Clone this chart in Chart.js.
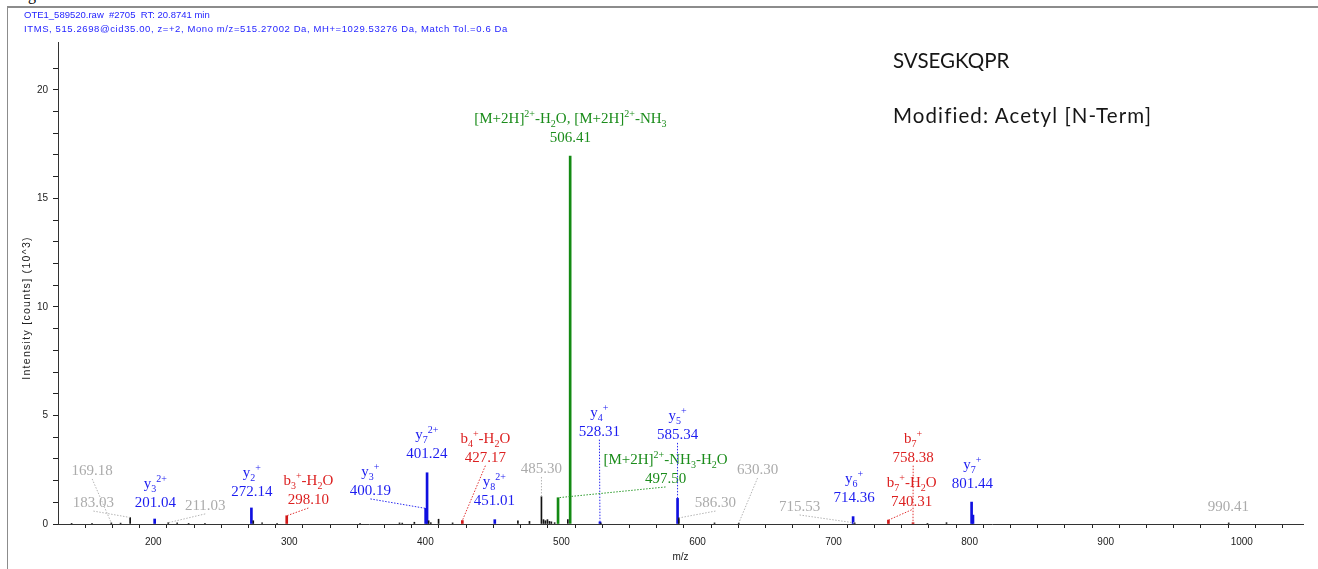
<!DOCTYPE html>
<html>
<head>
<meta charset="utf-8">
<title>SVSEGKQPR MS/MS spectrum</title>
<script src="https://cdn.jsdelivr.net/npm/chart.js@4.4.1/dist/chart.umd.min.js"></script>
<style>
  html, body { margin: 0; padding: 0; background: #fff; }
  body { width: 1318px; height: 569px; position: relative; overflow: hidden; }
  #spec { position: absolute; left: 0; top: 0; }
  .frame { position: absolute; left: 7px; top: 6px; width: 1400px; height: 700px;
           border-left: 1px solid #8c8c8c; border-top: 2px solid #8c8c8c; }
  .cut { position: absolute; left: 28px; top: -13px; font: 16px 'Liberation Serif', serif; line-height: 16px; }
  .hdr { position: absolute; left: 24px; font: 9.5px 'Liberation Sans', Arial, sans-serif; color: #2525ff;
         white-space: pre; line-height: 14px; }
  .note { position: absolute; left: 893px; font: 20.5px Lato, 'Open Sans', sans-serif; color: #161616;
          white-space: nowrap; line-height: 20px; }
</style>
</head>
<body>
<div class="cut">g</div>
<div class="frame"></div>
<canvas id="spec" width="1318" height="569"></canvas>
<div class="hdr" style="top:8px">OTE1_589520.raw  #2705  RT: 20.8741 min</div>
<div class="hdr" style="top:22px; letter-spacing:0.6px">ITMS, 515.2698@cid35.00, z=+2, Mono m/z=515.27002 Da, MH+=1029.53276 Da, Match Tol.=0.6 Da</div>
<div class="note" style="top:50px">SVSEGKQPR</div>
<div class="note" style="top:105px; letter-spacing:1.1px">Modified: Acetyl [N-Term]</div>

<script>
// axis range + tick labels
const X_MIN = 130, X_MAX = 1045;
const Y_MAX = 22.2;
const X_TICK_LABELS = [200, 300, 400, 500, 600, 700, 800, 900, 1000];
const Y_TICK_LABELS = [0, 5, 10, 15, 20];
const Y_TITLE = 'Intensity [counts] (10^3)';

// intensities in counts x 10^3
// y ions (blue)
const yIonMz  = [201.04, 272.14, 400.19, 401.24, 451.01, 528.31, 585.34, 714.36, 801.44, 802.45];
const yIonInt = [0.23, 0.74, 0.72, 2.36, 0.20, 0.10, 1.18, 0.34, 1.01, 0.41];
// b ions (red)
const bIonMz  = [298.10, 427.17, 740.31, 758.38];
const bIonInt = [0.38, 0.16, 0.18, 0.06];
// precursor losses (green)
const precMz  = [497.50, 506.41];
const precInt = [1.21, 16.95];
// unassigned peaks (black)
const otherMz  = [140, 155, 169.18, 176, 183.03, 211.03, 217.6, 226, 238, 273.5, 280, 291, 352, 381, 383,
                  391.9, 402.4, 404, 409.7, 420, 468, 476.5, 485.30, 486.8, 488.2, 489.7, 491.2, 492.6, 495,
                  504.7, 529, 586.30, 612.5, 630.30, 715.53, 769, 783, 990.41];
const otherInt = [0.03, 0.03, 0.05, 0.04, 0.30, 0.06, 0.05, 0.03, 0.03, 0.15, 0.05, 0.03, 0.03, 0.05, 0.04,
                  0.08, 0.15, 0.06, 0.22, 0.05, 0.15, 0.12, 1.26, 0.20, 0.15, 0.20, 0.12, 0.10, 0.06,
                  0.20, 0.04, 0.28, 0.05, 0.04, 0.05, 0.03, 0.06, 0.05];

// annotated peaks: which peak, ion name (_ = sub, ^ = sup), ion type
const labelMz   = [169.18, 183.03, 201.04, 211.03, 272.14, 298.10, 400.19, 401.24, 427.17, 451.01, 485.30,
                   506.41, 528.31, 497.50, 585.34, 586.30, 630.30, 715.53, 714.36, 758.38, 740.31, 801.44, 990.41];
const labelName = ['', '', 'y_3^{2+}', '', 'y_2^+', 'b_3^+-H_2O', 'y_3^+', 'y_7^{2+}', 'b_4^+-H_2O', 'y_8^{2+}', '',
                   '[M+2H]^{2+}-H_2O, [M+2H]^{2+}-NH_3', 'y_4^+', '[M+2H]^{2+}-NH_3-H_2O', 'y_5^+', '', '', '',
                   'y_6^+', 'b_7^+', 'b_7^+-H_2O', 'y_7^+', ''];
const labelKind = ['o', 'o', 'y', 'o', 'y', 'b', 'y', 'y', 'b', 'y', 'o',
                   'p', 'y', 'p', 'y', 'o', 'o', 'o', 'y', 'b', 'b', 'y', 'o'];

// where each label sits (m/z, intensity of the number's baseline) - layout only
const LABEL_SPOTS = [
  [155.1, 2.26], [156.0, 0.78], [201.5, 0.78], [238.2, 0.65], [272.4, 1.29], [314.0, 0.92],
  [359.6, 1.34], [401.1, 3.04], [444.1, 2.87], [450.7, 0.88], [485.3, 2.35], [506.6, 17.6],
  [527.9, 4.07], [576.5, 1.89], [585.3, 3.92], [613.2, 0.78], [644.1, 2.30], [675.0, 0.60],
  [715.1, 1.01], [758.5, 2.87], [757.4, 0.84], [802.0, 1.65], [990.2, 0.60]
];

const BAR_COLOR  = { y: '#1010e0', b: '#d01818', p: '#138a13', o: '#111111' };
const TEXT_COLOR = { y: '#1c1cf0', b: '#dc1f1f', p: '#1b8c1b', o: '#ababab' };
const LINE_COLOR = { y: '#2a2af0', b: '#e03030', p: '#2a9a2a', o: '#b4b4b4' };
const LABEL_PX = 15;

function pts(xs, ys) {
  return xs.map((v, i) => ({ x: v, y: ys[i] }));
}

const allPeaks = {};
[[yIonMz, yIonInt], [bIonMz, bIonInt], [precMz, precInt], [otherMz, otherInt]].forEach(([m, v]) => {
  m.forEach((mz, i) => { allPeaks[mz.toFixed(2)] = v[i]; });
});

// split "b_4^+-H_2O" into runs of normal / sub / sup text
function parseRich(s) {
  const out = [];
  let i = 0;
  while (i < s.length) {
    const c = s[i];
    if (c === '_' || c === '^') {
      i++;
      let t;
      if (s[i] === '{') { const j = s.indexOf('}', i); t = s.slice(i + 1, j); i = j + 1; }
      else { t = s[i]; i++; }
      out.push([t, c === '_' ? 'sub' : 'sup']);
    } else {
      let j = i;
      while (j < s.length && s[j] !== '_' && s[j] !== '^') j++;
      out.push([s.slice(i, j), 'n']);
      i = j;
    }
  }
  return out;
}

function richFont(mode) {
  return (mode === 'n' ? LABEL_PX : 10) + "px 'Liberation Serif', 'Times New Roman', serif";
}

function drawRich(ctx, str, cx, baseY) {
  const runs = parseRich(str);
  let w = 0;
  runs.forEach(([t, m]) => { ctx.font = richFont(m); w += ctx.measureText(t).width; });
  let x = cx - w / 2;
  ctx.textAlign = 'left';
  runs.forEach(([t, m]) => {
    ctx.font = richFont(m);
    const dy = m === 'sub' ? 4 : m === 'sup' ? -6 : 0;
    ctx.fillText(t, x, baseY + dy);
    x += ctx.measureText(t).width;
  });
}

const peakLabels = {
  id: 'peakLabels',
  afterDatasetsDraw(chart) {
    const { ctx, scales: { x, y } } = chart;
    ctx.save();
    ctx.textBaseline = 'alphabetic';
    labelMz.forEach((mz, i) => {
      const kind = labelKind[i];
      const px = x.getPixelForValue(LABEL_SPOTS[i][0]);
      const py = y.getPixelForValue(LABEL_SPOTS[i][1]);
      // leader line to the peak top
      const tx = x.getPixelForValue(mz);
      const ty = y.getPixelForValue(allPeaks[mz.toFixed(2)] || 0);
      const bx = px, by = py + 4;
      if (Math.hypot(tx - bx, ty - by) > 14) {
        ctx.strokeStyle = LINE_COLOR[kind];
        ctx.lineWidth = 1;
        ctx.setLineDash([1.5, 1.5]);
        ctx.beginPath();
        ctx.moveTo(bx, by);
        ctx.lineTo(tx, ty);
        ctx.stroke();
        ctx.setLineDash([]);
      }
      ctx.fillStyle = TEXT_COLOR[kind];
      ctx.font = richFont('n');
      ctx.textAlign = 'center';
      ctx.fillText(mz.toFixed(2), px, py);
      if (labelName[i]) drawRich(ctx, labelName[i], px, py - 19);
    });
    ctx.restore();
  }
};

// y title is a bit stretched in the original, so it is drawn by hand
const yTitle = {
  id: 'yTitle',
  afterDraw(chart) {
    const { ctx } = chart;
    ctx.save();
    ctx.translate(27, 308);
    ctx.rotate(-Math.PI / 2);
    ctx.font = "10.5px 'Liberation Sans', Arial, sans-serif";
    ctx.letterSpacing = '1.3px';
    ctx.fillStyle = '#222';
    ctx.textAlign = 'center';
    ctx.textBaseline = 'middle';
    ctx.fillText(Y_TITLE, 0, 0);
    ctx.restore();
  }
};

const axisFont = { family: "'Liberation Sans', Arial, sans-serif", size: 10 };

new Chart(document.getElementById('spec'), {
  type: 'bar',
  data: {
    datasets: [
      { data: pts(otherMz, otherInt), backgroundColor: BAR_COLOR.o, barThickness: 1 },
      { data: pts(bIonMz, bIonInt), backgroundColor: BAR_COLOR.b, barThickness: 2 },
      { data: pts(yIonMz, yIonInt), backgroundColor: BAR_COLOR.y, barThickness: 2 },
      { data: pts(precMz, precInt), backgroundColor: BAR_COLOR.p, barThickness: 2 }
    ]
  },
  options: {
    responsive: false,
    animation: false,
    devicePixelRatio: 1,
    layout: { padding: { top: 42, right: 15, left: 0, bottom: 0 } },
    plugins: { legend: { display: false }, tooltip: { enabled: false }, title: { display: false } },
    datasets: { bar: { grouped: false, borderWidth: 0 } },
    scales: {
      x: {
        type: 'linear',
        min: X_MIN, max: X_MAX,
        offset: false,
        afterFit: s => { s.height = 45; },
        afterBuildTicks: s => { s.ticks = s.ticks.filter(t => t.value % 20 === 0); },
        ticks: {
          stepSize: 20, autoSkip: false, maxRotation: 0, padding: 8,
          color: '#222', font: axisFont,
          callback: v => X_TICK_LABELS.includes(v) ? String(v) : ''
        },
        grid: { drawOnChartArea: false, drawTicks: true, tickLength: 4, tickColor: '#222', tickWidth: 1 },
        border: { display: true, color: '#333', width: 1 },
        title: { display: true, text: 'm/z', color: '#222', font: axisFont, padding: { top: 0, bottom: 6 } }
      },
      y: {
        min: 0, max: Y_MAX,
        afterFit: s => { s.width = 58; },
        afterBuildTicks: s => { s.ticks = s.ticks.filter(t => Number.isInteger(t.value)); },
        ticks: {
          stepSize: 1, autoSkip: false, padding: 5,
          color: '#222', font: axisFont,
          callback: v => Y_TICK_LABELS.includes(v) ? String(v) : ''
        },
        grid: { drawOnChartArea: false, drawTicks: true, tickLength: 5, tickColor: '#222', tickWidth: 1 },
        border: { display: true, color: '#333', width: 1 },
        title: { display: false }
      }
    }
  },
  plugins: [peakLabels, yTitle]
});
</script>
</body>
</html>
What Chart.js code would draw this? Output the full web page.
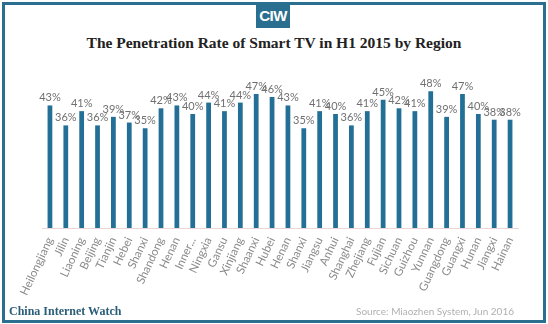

━━━

#### Goal
Leave out the pictures and restate, word for word, the lines from the top of the data through the line containing "const Y_TITLE = 'Intensity [counts] (10^3)';", both included.

#### Task output
Clone this chart in Chart.js.
<!DOCTYPE html>
<html>
<head>
<meta charset="utf-8">
<title>SVSEGKQPR MS/MS spectrum</title>
<script src="https://cdn.jsdelivr.net/npm/chart.js@4.4.1/dist/chart.umd.min.js"></script>
<style>
  html, body { margin: 0; padding: 0; background: #fff; }
  body { width: 1318px; height: 569px; position: relative; overflow: hidden; }
  #spec { position: absolute; left: 0; top: 0; }
  .frame { position: absolute; left: 7px; top: 6px; width: 1400px; height: 700px;
           border-left: 1px solid #8c8c8c; border-top: 2px solid #8c8c8c; }
  .cut { position: absolute; left: 28px; top: -13px; font: 16px 'Liberation Serif', serif; line-height: 16px; }
  .hdr { position: absolute; left: 24px; font: 9.5px 'Liberation Sans', Arial, sans-serif; color: #2525ff;
         white-space: pre; line-height: 14px; }
  .note { position: absolute; left: 893px; font: 20.5px Lato, 'Open Sans', sans-serif; color: #161616;
          white-space: nowrap; line-height: 20px; }
</style>
</head>
<body>
<div class="cut">g</div>
<div class="frame"></div>
<canvas id="spec" width="1318" height="569"></canvas>
<div class="hdr" style="top:8px">OTE1_589520.raw  #2705  RT: 20.8741 min</div>
<div class="hdr" style="top:22px; letter-spacing:0.6px">ITMS, 515.2698@cid35.00, z=+2, Mono m/z=515.27002 Da, MH+=1029.53276 Da, Match Tol.=0.6 Da</div>
<div class="note" style="top:50px">SVSEGKQPR</div>
<div class="note" style="top:105px; letter-spacing:1.1px">Modified: Acetyl [N-Term]</div>

<script>
// axis range + tick labels
const X_MIN = 130, X_MAX = 1045;
const Y_MAX = 22.2;
const X_TICK_LABELS = [200, 300, 400, 500, 600, 700, 800, 900, 1000];
const Y_TICK_LABELS = [0, 5, 10, 15, 20];
const Y_TITLE = 'Intensity [counts] (10^3)';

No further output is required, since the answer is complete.